→ Task brief: Copy out each line of the material below that holds the string "React".

[START Data in this exercise]

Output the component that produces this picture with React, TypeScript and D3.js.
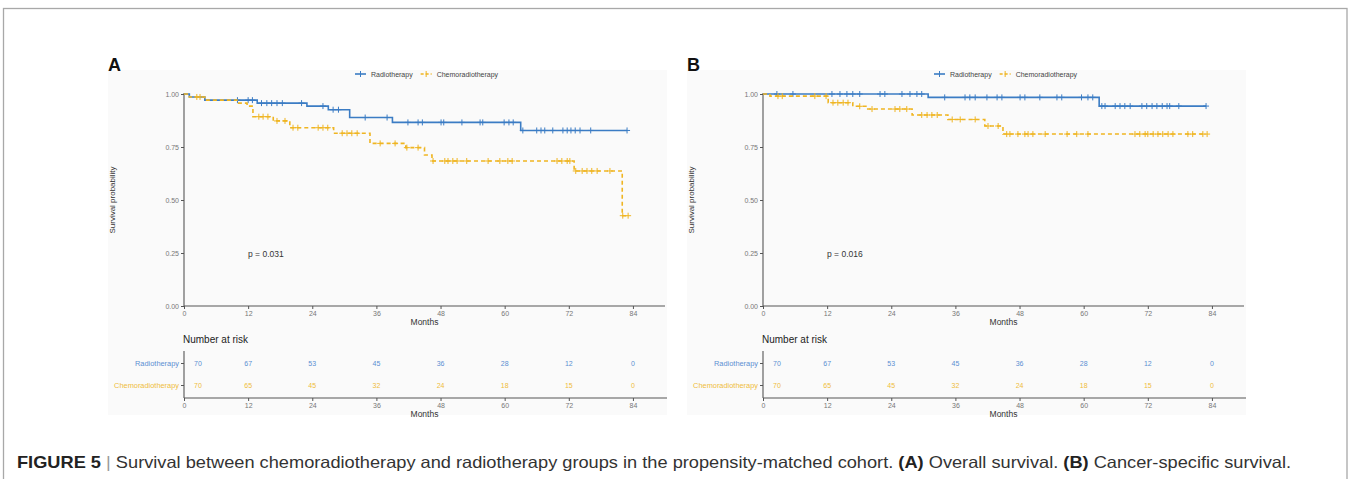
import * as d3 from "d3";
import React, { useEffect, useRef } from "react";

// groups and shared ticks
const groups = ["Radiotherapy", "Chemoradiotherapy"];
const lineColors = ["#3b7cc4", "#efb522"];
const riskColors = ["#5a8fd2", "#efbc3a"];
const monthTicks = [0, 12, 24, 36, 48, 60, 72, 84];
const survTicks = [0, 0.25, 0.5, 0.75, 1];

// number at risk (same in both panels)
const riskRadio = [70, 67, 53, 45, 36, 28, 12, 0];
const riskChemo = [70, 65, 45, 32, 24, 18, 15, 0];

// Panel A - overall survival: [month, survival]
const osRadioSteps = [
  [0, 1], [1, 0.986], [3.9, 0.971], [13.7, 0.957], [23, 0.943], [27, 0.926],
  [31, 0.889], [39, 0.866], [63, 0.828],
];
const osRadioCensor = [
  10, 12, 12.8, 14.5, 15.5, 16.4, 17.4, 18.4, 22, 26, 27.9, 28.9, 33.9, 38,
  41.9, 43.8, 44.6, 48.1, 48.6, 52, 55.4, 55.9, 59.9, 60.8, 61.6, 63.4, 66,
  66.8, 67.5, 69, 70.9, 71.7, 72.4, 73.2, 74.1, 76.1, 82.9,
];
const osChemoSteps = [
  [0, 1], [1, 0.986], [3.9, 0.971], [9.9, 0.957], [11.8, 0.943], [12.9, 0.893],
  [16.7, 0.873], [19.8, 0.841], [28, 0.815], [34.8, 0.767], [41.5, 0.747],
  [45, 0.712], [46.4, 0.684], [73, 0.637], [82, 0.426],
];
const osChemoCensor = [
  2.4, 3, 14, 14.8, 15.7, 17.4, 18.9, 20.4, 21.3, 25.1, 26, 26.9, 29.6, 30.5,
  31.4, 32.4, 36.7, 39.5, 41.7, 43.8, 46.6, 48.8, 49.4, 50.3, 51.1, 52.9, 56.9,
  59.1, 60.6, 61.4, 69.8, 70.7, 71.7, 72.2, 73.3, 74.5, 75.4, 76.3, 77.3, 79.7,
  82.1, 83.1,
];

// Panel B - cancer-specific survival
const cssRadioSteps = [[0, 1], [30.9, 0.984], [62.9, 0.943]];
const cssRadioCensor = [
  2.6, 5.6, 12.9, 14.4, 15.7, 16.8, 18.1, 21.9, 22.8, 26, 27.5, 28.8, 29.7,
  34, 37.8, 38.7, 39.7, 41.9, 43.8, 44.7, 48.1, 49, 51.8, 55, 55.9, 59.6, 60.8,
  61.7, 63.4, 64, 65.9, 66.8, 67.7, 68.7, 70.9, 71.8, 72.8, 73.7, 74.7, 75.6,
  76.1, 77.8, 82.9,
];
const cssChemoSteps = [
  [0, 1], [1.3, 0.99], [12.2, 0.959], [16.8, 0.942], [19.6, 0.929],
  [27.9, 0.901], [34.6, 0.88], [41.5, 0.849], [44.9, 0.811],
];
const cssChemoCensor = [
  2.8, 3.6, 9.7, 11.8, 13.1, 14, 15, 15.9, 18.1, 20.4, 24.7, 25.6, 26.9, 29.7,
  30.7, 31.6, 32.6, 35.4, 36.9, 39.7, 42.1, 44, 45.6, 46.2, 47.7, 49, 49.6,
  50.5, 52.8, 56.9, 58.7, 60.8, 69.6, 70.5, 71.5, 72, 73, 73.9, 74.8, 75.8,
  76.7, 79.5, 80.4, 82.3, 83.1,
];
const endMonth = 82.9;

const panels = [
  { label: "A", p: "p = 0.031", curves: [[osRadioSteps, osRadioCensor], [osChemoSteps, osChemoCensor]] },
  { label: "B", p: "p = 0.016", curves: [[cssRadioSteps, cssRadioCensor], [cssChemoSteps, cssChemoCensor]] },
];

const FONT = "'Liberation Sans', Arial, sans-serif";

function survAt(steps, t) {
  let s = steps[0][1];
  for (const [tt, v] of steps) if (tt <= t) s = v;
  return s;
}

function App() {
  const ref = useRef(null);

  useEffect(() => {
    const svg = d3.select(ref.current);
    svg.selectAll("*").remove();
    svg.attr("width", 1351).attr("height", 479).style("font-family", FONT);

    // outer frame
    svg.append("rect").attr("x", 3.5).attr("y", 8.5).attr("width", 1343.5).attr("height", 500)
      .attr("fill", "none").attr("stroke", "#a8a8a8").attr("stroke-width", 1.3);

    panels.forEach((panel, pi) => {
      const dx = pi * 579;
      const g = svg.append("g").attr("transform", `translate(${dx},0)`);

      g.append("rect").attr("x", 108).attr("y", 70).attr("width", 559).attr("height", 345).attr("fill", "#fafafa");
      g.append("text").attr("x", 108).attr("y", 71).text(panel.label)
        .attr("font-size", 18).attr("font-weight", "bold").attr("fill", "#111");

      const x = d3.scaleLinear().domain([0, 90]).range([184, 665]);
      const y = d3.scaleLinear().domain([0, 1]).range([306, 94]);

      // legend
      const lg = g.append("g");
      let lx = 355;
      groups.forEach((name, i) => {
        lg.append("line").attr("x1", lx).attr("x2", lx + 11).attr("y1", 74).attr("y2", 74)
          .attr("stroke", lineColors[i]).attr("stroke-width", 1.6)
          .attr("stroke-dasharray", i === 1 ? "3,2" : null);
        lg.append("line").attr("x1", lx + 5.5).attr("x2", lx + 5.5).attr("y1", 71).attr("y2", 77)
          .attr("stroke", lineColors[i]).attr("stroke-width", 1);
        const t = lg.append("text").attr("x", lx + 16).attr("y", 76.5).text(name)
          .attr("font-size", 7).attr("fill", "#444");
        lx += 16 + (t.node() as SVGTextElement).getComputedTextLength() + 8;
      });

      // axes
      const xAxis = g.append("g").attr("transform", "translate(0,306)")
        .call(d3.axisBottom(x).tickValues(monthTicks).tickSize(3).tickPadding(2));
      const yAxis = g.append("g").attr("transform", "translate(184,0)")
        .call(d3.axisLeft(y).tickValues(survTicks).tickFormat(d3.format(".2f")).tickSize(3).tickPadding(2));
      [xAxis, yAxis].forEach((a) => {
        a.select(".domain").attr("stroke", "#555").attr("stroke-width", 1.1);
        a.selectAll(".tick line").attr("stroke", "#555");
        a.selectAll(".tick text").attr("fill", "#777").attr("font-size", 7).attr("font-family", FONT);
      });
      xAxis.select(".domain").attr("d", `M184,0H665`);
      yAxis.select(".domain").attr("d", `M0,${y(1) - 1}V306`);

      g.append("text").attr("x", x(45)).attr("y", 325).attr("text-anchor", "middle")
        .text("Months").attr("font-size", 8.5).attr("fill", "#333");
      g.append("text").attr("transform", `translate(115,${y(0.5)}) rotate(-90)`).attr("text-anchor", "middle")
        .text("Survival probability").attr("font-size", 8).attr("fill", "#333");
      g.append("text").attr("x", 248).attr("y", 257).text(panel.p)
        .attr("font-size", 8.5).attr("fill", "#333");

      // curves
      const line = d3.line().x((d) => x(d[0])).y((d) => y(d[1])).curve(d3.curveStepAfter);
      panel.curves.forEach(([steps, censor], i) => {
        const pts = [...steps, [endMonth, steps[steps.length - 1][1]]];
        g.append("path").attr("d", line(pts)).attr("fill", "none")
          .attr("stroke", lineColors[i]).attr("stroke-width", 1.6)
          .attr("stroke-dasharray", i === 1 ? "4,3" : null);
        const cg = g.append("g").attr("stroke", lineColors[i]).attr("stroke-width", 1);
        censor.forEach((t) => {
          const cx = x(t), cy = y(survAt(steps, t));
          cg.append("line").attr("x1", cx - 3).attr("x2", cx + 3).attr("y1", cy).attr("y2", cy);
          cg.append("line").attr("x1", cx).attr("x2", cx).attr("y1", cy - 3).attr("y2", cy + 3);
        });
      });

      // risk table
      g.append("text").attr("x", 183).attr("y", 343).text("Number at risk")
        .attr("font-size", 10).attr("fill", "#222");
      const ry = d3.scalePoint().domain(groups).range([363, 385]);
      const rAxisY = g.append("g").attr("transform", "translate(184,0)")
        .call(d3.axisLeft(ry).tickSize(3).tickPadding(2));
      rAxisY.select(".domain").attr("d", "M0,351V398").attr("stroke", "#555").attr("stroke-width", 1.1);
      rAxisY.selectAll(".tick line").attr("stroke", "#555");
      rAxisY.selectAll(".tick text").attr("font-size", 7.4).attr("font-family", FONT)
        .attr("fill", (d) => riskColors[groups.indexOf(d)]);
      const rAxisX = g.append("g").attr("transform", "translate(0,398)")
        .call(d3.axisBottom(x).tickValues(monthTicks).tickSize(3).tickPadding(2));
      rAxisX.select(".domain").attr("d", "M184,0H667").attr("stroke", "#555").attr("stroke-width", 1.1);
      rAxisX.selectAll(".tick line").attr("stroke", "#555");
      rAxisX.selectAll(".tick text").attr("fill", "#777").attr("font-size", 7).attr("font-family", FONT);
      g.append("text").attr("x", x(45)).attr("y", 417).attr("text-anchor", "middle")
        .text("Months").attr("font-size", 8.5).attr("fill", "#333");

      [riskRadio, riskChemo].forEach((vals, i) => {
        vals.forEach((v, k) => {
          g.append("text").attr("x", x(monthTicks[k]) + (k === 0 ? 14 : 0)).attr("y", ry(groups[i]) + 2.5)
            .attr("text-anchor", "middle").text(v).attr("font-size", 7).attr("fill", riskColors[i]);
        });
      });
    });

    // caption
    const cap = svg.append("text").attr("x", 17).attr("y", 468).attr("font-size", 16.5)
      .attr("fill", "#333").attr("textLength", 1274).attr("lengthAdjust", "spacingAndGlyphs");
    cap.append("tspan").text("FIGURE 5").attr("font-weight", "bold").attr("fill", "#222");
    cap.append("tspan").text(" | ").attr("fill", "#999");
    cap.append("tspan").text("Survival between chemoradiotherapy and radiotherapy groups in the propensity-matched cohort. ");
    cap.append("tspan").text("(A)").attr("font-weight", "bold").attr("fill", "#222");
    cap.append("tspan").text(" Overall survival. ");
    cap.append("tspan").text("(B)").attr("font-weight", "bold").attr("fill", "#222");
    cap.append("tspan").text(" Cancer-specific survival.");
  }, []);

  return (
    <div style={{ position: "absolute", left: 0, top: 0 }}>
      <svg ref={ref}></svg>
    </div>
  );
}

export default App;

[END Data in this exercise]
[START Data in this exercise]

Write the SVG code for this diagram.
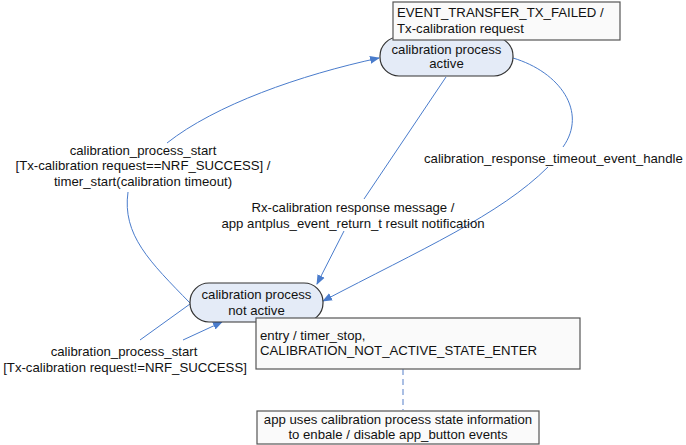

[END Data in this exercise]

→ Result of the task:
Output the component that produces this picture with React, TypeScript and D3.js.
import React, { useEffect, useRef } from "react";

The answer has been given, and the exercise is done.